Essas políticas do governo americano amplificarão, sem sombra de dúvidas, o impacto econômico-social – e ideológico – resultante da crise global ainda não equacionada. A tragédia da imigração de centenas de milhares e a ascensão do neofascismo em várias partes do mundo são evidentes resultados da grande crise capitalista e a neocolonização comandada pelos EUA imperialista.
O que ocorre ao lado da formação de novas “bolhas financeiras”, por supervalorização recorde de bônus e ações, assim como pelo crescimento assustador do endividamento global. Noutros dados, o volume global de dívida cresceu US$ 8 trilhões no primeiro trimestre de 2018 em relação ao quarto trimestre do ano passado, atingindo US$ 247,2 trilhões, o equivalente a 318% do PIB global, segundo dados do (insuspeito) Instituto Internacional de Finanças (IIF). Essa participação em relação ao PIB cresceu pela primeira vez, desde o terceiro trimestre de 2016.
Nesse quadro, o afluxo de investimentos chineses aos EUA despencou de US$ 46 bilhões em 2016 para US$ 2,1 bilhões até o primeiro semestre deste ano. Nos últimos anos tem havido grande fluxo de investimentos, tanto do Vale do Silício quanto de Wall Street para a China (especialmente em IA, 5G e computação quântica). Ocorre que pouco se divulgou sobre a nova Lei Federal de Modernização da Análise de Risco do Investimento Externo (Firrma), elaborada diante de uma poderosa China e que teve apoio partidário de Republicanos e de Democratas.
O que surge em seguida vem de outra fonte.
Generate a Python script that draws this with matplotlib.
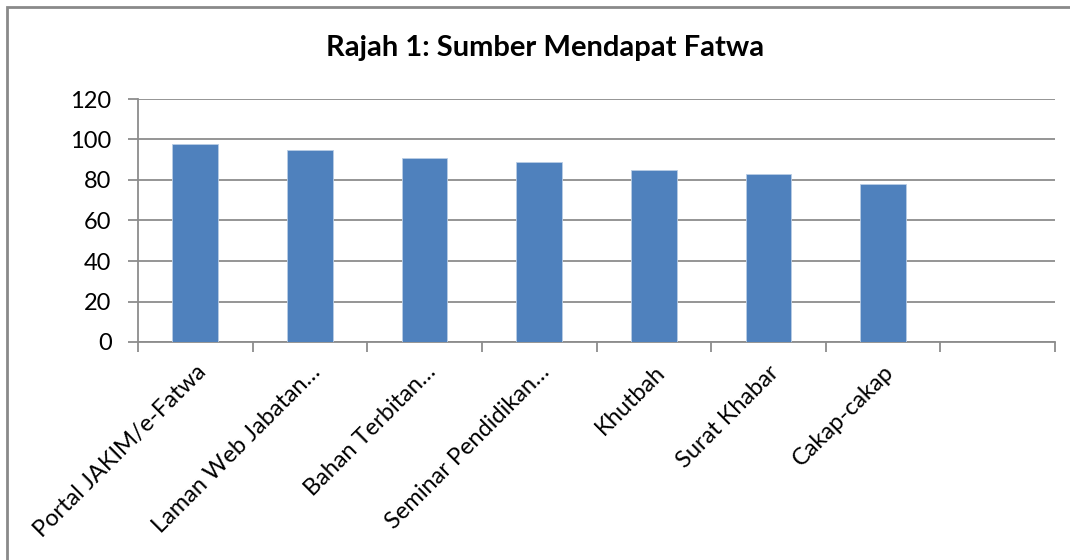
"""Rajah 1 : Sumber Mendapat Fatwa — carta bar gaya Excel."""

import matplotlib

matplotlib.use("Agg")
import matplotlib.pyplot as plt
from matplotlib.patches import Rectangle

# Data dibaca daripada rajah asal
kategori = [
    "Portal JAKIM/e-Fatwa",
    "Laman Web Jabatan…",
    "Bahan Terbitan…",
    "Seminar Pendidikan…",
    "Khutbah",
    "Surat Khabar",
    "Cakap-cakap",
    "",
]
nilai = [98, 95, 91, 89, 85, 83, 78, 0]
label_y = [0, 20, 40, 60, 80, 100, 120]

WARNA_BAR = "#4F81BD"
WARNA_GRID = "#8C8C8C"

plt.rcParams["font.family"] = ["Lato", "DejaVu Sans"]

fig = plt.figure(figsize=(10.7, 5.6), dpi=100)
ax = fig.add_axes([138 / 1070, 1 - 342 / 560, (1055 - 138) / 1070, (342 - 99) / 560])

x = list(range(len(kategori)))
ax.bar(x[:-1], nilai[:-1], width=0.4, color=WARNA_BAR,
       edgecolor="#B9CDE5", linewidth=0.6, zorder=3)

ax.set_xlim(-0.5, len(kategori) - 0.5)
ax.set_ylim(0, 120)
ax.set_yticks(label_y)
ax.set_yticklabels([str(v) for v in label_y], fontsize=17)
ax.grid(axis="y", color=WARNA_GRID, linewidth=1.3, zorder=0)

# graduasi x pada sempadan kategori, label di tengah
ax.set_xticks([i - 0.5 for i in range(len(kategori) + 1)])
ax.set_xticklabels([])
ax.set_xticks(x, minor=True)
ax.set_xticklabels(kategori, minor=True, rotation=45, ha="right",
                   rotation_mode="anchor", fontsize=17)
ax.tick_params(axis="x", which="minor", length=0, pad=14)
ax.tick_params(axis="x", which="major", length=7, color=WARNA_GRID, width=1.3)
ax.tick_params(axis="y", length=7, color=WARNA_GRID, width=1.3, pad=12)

for sisi in ("top", "right"):
    ax.spines[sisi].set_visible(False)
for sisi in ("left", "bottom"):
    ax.spines[sisi].set_color(WARNA_GRID)
    ax.spines[sisi].set_linewidth(1.3)

fig.text(545 / 1070, 1 - 48 / 560, "Rajah 1: Sumber Mendapat Fatwa",
         ha="center", va="center", fontsize=21, fontweight="bold")

# bingkai kawasan carta
fig.patches.append(Rectangle((7 / 1070, -0.1), 1.1, 1.1 - 7 / 560,
                             transform=fig.transFigure, fill=False,
                             edgecolor="#8A8A8A", linewidth=2))

fig.savefig("out.png", dpi=100)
Essa lei: a) fortalece o papel do Departamento de Defesa e a área de espionagem, focada particularmente sobre quem deveria, ou não, ser autorizado a investir nos EUA; b) dificultará muito o afluxo de dinheiro das companhias americanas no país asiático.
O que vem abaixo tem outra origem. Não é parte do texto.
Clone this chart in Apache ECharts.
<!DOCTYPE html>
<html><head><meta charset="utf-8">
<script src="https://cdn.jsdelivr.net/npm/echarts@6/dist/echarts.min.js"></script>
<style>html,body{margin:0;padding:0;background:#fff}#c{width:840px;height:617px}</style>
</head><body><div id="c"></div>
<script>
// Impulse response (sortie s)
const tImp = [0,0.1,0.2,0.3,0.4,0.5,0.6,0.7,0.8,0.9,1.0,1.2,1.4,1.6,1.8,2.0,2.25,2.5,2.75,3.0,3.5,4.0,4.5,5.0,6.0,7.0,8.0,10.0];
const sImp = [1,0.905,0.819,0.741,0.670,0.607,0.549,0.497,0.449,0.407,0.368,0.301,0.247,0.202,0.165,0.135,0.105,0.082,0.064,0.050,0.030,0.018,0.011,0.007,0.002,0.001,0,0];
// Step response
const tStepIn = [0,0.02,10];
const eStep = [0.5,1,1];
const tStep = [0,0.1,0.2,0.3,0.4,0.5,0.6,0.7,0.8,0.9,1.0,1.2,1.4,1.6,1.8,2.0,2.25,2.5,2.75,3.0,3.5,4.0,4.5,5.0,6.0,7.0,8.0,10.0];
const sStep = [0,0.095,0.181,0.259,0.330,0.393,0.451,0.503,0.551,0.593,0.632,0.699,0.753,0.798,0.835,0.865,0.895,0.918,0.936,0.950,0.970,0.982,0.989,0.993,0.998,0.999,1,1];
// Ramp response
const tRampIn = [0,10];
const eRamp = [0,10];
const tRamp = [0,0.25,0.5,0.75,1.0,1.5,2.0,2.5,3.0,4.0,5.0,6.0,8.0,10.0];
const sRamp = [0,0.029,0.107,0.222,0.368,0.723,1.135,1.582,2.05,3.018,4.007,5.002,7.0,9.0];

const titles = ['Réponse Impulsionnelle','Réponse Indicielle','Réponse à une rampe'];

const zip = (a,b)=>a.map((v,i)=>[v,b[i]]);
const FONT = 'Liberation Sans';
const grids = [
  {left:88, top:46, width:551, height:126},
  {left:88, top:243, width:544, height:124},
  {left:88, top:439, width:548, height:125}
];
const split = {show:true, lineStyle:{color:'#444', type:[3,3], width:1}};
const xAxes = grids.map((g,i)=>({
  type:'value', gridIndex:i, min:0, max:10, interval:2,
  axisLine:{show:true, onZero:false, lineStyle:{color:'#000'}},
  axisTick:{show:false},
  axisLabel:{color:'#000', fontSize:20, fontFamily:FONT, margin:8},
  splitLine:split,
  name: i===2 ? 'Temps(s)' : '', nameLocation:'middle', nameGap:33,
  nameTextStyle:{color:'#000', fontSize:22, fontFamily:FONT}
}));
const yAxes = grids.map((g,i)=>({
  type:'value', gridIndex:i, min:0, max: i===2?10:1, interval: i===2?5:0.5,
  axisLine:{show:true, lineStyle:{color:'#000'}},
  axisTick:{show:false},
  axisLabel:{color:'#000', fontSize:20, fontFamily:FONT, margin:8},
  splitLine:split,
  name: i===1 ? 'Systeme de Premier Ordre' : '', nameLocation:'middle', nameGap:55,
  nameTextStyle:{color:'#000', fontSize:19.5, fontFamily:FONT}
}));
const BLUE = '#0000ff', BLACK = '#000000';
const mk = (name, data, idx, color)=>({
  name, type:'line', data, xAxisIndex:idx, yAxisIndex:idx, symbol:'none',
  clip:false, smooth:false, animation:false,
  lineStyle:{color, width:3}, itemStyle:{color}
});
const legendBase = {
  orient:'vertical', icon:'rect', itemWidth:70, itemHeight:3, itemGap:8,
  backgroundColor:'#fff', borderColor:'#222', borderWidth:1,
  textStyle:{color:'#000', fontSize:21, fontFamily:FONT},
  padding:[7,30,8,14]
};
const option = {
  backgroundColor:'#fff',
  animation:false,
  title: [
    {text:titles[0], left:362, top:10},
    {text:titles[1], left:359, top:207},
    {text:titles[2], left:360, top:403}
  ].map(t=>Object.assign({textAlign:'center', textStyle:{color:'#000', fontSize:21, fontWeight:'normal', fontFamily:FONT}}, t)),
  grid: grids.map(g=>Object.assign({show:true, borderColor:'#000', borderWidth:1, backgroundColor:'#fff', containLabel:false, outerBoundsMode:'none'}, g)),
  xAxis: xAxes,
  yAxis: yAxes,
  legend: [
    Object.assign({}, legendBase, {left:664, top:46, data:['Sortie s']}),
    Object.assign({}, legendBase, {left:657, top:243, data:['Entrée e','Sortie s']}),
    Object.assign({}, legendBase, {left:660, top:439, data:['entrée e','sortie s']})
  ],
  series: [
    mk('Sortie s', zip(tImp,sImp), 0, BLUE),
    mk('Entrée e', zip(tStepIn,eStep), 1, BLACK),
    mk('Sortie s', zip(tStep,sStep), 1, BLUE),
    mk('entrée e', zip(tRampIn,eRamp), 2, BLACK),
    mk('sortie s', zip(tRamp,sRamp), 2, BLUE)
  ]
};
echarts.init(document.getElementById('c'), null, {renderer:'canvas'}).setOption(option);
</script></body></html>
Deve-se concluir que os EUA podem estar processando alterações significativas na maneira pela qual as empresas captam capital e fazem negócios globalmente. [5]
NOTAS
[1] Ver: “Acionistas de valor”, L. Belluzzo, Carta Capital, publicado em 14/08/2018.
[2] Conforme Belluzzo, entre 1976/1985, as transferências de valor para os acionistas chegaram a 290 bilhões de dólares (0,4% do PIB dos Estados Unidos). Entre 1986 e 1995, alcançaram 1,54 trilhão, para avançar entre 1996/2005 para 4,46 trilhões (2,6% do PIB) no período 2006/2015.
[3]“El quarto poder?”, W. Streeck, em: New Left Review, nº 110, mayo-junio 2018.
[4] O artigo-resenha de Streeck é sobre o livro de Joseph Vogl, “A ascendência das finanças”, Cambridge, Polity Press, 2017.
[5] Dados e informações sobre a lei norte-americana em: “Cerco aos investimentos EUA-China”, de Rana Foroohar, Valor Econômico, 14/08/2018.